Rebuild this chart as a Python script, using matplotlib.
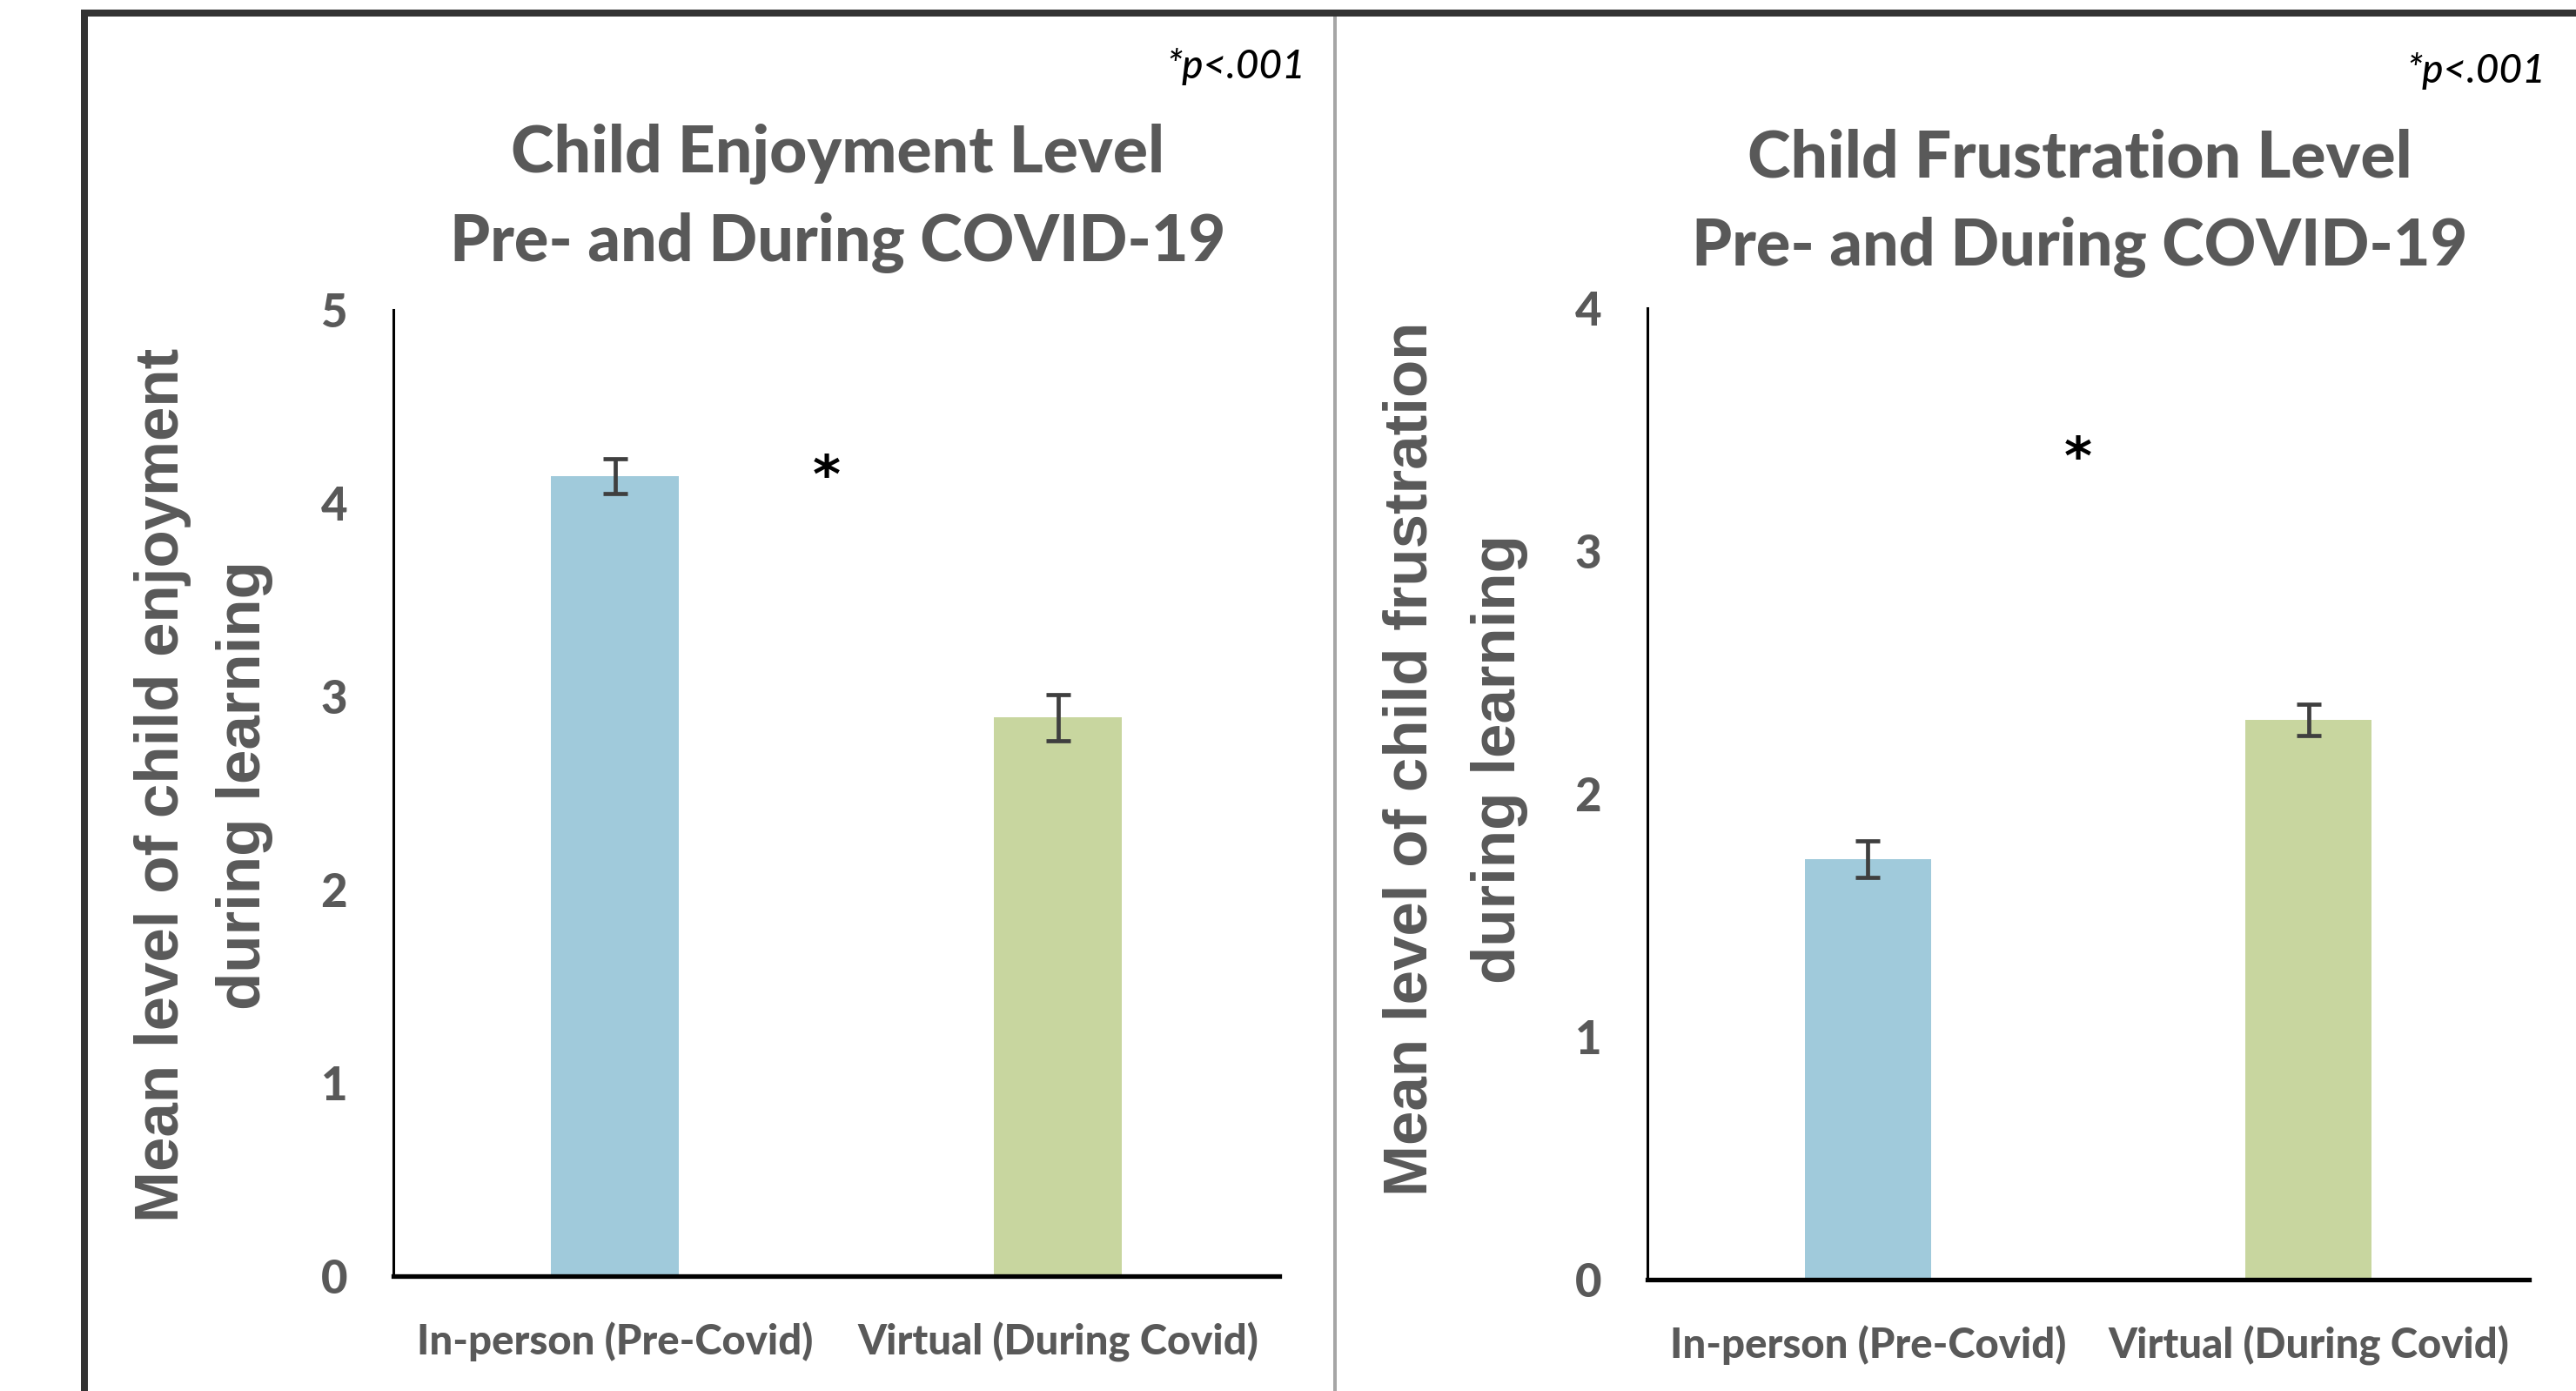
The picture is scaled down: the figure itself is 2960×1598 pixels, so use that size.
import matplotlib
matplotlib.use("Agg")
import matplotlib.pyplot as plt
from matplotlib.patches import Rectangle

# Data
categories = ["In-person (Pre-Covid)", "Virtual (During Covid)"]
enjoy_means = [4.14, 2.89]
enjoy_err = [0.09, 0.12]
frust_means = [1.73, 2.305]
frust_err = [0.075, 0.065]
enjoy_ticks = [0, 1, 2, 3, 4, 5]
frust_ticks = [0, 1, 2, 3, 4]
bar_colors = ["#a0cadb", "#c8d69f"]

W, H = 2960, 1598
gray = "#595959"
title_font = "Lato"
label_font = "Liberation Sans"


def fx(px):
    return px / W


def fy(py):
    return 1 - py / H


fig = plt.figure(figsize=(W / 100, H / 100), dpi=100)
fig.patch.set_facecolor("white")


def draw_panel(ax, means, errs, ticks, star_y):
    x = range(len(categories))
    ax.bar(x, means, width=0.287, color=bar_colors, zorder=2)
    ax.errorbar(x, means, yerr=errs, fmt="none", ecolor="#3f3f3f",
                elinewidth=3.4, capsize=10, capthick=3.4, zorder=3)
    ax.set_xlim(-0.5, 1.5)
    ax.set_ylim(ticks[0], ticks[-1])
    ax.set_yticks(ticks)
    ax.set_xticks(list(x))
    ax.set_xticklabels(categories)
    for lab in ax.get_yticklabels():
        lab.set_fontfamily(title_font)
        lab.set_fontweight("black")
        lab.set_fontsize(38)
        lab.set_color(gray)
    for lab in ax.get_xticklabels():
        lab.set_fontfamily(title_font)
        lab.set_fontweight("black")
        lab.set_fontsize(34)
        lab.set_color(gray)
    ax.tick_params(axis="y", length=0, pad=38)
    ax.tick_params(axis="x", length=0, pad=38)
    ax.spines["top"].set_visible(False)
    ax.spines["right"].set_visible(False)
    ax.spines["left"].set_linewidth(2.2)
    ax.spines["bottom"].set_linewidth(3.8)
    ax.spines["left"].set_color("black")
    ax.spines["bottom"].set_color("black")
    # significance marker
    ax.text(0.477, star_y, "*", ha="center", va="center", fontsize=44,
            fontweight="bold", fontfamily="DejaVu Sans", color="black")


# left panel: enjoyment
ax1 = fig.add_axes([fx(452), fy(1466), fx(1470) - fx(452), fy(356) - fy(1466)])
draw_panel(ax1, enjoy_means, enjoy_err, enjoy_ticks, 4.13)

# right panel: frustration
ax2 = fig.add_axes([fx(1893), fy(1470), fx(2906) - fx(1893), fy(354) - fy(1470)])
draw_panel(ax2, frust_means, frust_err, frust_ticks, 3.375)

# titles
for cx, ys, name in [(963, (198, 300), "Enjoyment"), (2390, (203, 305), "Frustration")]:
    fig.text(fx(cx), fy(ys[0]), "Child " + name + " Level", ha="center", va="baseline",
             fontsize=54, fontweight="black", fontfamily=title_font, color=gray)
    fig.text(fx(cx), fy(ys[1]), "Pre- and During COVID-19", ha="center", va="baseline",
             fontsize=53, fontweight="black", fontfamily=title_font, color=gray)

# p-value notes
fig.text(fx(1500), fy(90), "*p<.001", ha="right", va="baseline", fontsize=33,
         style="italic", fontweight="medium", fontfamily=title_font, color="black")
fig.text(fx(2925), fy(95), "*p<.001", ha="right", va="baseline", fontsize=33,
         style="italic", fontweight="medium", fontfamily=title_font, color="black")

# y axis labels (two lines each)
ylab = [(187, 902, "Mean level of child enjoyment"), (281, 902, "during learning"),
        (1622, 872, "Mean level of child frustration"), (1723, 872, "during learning")]
for px, py, txt in ylab:
    fig.text(fx(px), fy(py), txt, rotation=90, ha="center", va="center",
             fontsize=51, fontweight="bold", fontfamily=label_font, color=gray)

# outer frame and divider
fig.add_artist(Rectangle((fx(93), fy(19)), 1 - fx(93), 8 / H, transform=fig.transFigure,
                         facecolor="#333333", edgecolor="none"))
fig.add_artist(Rectangle((fx(93), 0), 8 / W, fy(11), transform=fig.transFigure,
                         facecolor="#333333", edgecolor="none"))
fig.add_artist(Rectangle((fx(1532), 0), 4 / W, fy(19), transform=fig.transFigure,
                         facecolor="#a6a6a6", edgecolor="none"))

plt.savefig("out.png", dpi=100, facecolor="white")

* * * *

**Task objective**: Write the lines above out again exactly, without any of their pictures.

**Result of this task**:
Rebuild this chart as a Python script, using matplotlib.
The picture is scaled down: the figure itself is 2960×1598 pixels, so use that size.
import matplotlib
matplotlib.use("Agg")
import matplotlib.pyplot as plt
from matplotlib.patches import Rectangle

# Data
categories = ["In-person (Pre-Covid)", "Virtual (During Covid)"]
enjoy_means = [4.14, 2.89]
enjoy_err = [0.09, 0.12]
frust_means = [1.73, 2.305]
frust_err = [0.075, 0.065]
enjoy_ticks = [0, 1, 2, 3, 4, 5]
frust_ticks = [0, 1, 2, 3, 4]
bar_colors = ["#a0cadb", "#c8d69f"]

W, H = 2960, 1598
gray = "#595959"
title_font = "Lato"
label_font = "Liberation Sans"


def fx(px):
    return px / W


def fy(py):
    return 1 - py / H


fig = plt.figure(figsize=(W / 100, H / 100), dpi=100)
fig.patch.set_facecolor("white")


def draw_panel(ax, means, errs, ticks, star_y):
    x = range(len(categories))
    ax.bar(x, means, width=0.287, color=bar_colors, zorder=2)
    ax.errorbar(x, means, yerr=errs, fmt="none", ecolor="#3f3f3f",
                elinewidth=3.4, capsize=10, capthick=3.4, zorder=3)
    ax.set_xlim(-0.5, 1.5)
    ax.set_ylim(ticks[0], ticks[-1])
    ax.set_yticks(ticks)
    ax.set_xticks(list(x))
    ax.set_xticklabels(categories)
    for lab in ax.get_yticklabels():
        lab.set_fontfamily(title_font)
        lab.set_fontweight("black")
        lab.set_fontsize(38)
        lab.set_color(gray)
    for lab in ax.get_xticklabels():
        lab.set_fontfamily(title_font)
        lab.set_fontweight("black")
        lab.set_fontsize(34)
        lab.set_color(gray)
    ax.tick_params(axis="y", length=0, pad=38)
    ax.tick_params(axis="x", length=0, pad=38)
    ax.spines["top"].set_visible(False)
    ax.spines["right"].set_visible(False)
    ax.spines["left"].set_linewidth(2.2)
    ax.spines["bottom"].set_linewidth(3.8)
    ax.spines["left"].set_color("black")
    ax.spines["bottom"].set_color("black")
    # significance marker
    ax.text(0.477, star_y, "*", ha="center", va="center", fontsize=44,
            fontweight="bold", fontfamily="DejaVu Sans", color="black")


# left panel: enjoyment
ax1 = fig.add_axes([fx(452), fy(1466), fx(1470) - fx(452), fy(356) - fy(1466)])
draw_panel(ax1, enjoy_means, enjoy_err, enjoy_ticks, 4.13)

# right panel: frustration
ax2 = fig.add_axes([fx(1893), fy(1470), fx(2906) - fx(1893), fy(354) - fy(1470)])
draw_panel(ax2, frust_means, frust_err, frust_ticks, 3.375)

# titles
for cx, ys, name in [(963, (198, 300), "Enjoyment"), (2390, (203, 305), "Frustration")]:
    fig.text(fx(cx), fy(ys[0]), "Child " + name + " Level", ha="center", va="baseline",
             fontsize=54, fontweight="black", fontfamily=title_font, color=gray)
    fig.text(fx(cx), fy(ys[1]), "Pre- and During COVID-19", ha="center", va="baseline",
             fontsize=53, fontweight="black", fontfamily=title_font, color=gray)

# p-value notes
fig.text(fx(1500), fy(90), "*p<.001", ha="right", va="baseline", fontsize=33,
         style="italic", fontweight="medium", fontfamily=title_font, color="black")
fig.text(fx(2925), fy(95), "*p<.001", ha="right", va="baseline", fontsize=33,
         style="italic", fontweight="medium", fontfamily=title_font, color="black")

# y axis labels (two lines each)
ylab = [(187, 902, "Mean level of child enjoyment"), (281, 902, "during learning"),
        (1622, 872, "Mean level of child frustration"), (1723, 872, "during learning")]
for px, py, txt in ylab:
    fig.text(fx(px), fy(py), txt, rotation=90, ha="center", va="center",
             fontsize=51, fontweight="bold", fontfamily=label_font, color=gray)

# outer frame and divider
fig.add_artist(Rectangle((fx(93), fy(19)), 1 - fx(93), 8 / H, transform=fig.transFigure,
                         facecolor="#333333", edgecolor="none"))
fig.add_artist(Rectangle((fx(93), 0), 8 / W, fy(11), transform=fig.transFigure,
                         facecolor="#333333", edgecolor="none"))
fig.add_artist(Rectangle((fx(1532), 0), 4 / W, fy(19), transform=fig.transFigure,
                         facecolor="#a6a6a6", edgecolor="none"))

plt.savefig("out.png", dpi=100, facecolor="white")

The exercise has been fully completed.